The second Movement for Democratic Change – Tsvangirai congress was held in Harare on 18 March 2006.

==The Congress==
According to constitution, the functions and Powers of Congress shall be:
- (a) to formulate the policies and principles of the Party;
- (b) to supervise the implementation of policies, principles and programmes of the
Party;
- (c) subject to clause 5.4, to elect members of the National Council, save for those
members referred to in section 5.4.2 (t) - (v);
- (d) to approve the audited financial statements of the Party and appoint or reappoint
auditors;
- (e) to repeal or amend the Constitution; and
- (f) To dissolve the party in terms of this Constitution.
- (g) to review, ratify, modify, alter or rescind any decision taken by any organ or
official of the party;
- (h) to condone any reasonable non-compliance with the time limits provided for in
this Constitution, save for the time limits defined in paragraph 5.2.2.

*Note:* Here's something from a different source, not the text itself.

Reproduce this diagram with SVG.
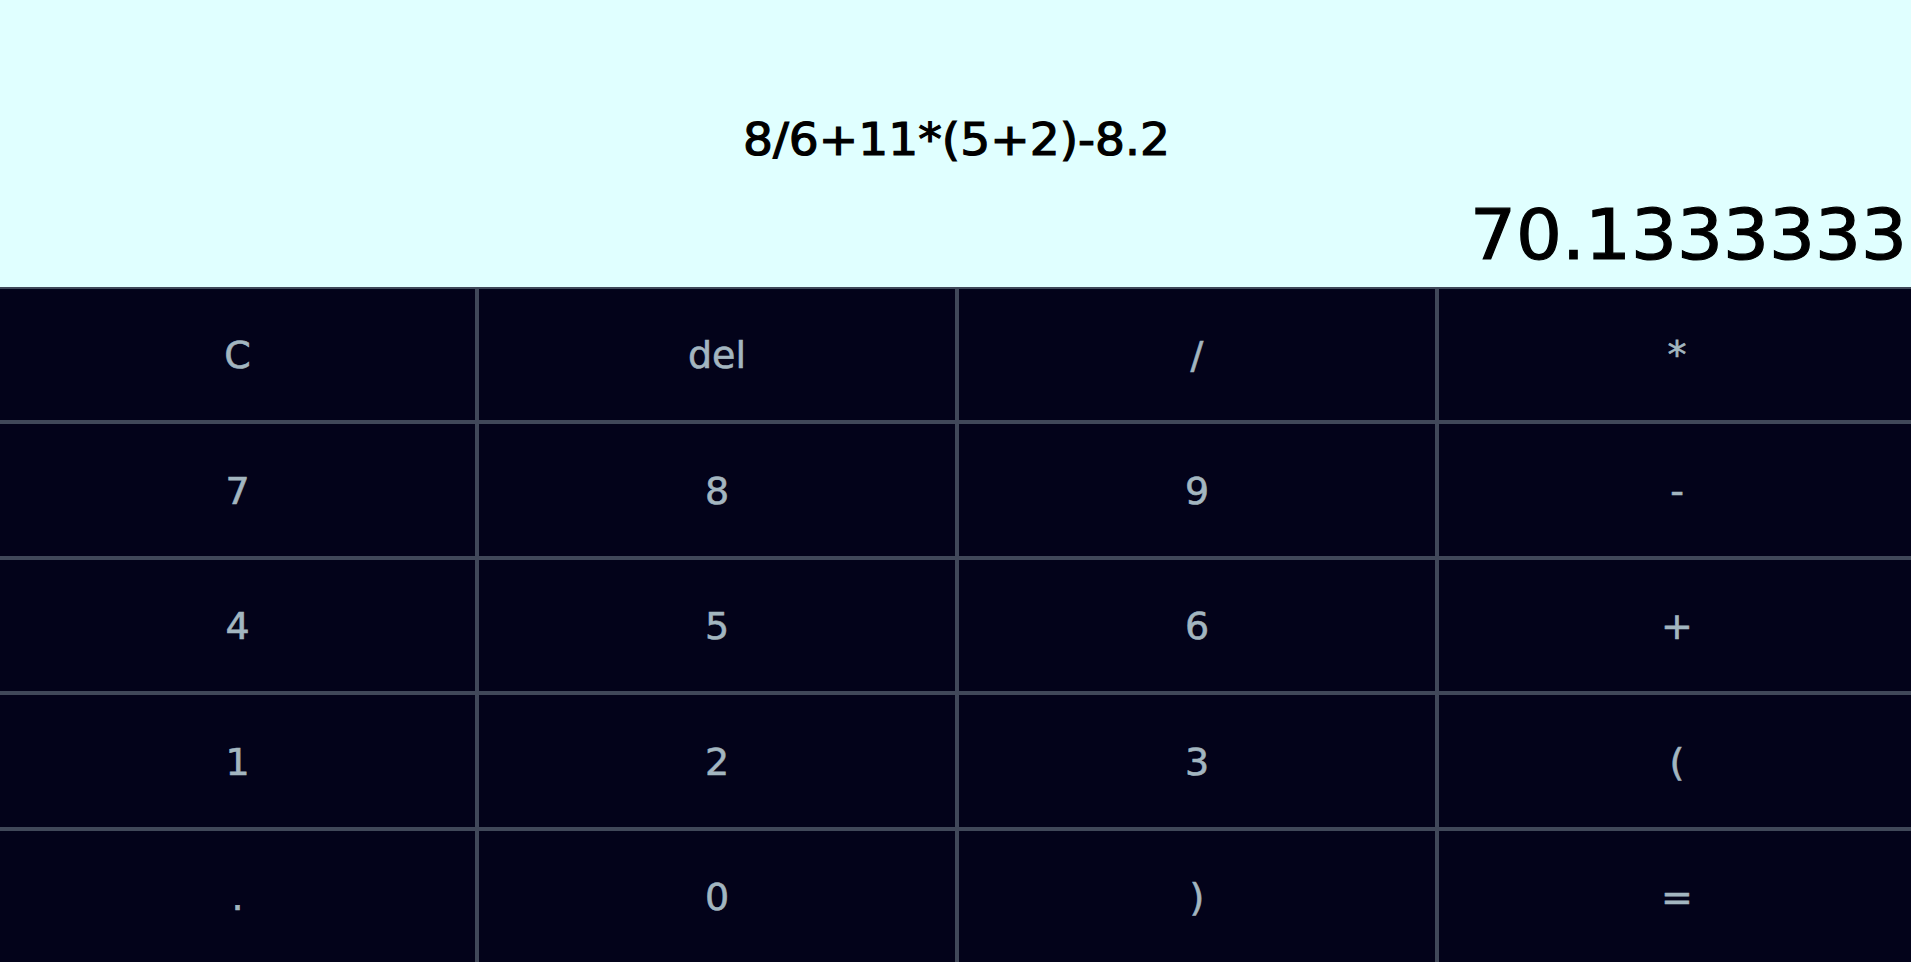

==The presidential and vice presidential voting==

Morgan Tsvangirai was elected president unanimously, and Hon.Thokozani Khuphe was elected for vice president, replacing Gibson Sibanda.

==Tsvangirai acceptance speech==
In his acceptance speech Tsvangirai said:
"Faced with a ruthless dictator, the temptation among the people is to look inwards, to take cover within our individual self and to insulate against collective action. That temptation can overwhelm you and promote fear. Fear is sign of weakness. Fear is a sin. With hope and courage, we must overcome fear. I feel I must record my unhappiness and sorrow at the news of a number of pensioners, the vulnerable and the weak that lost their lives because of lack of support. The dictatorship has demolished their coping mechanisms, their last lines of defence and thrown them off balance. Through propaganda and a pliant media, the people of Zimbabwe must exercise extreme care and caution. The regime wants you to give up."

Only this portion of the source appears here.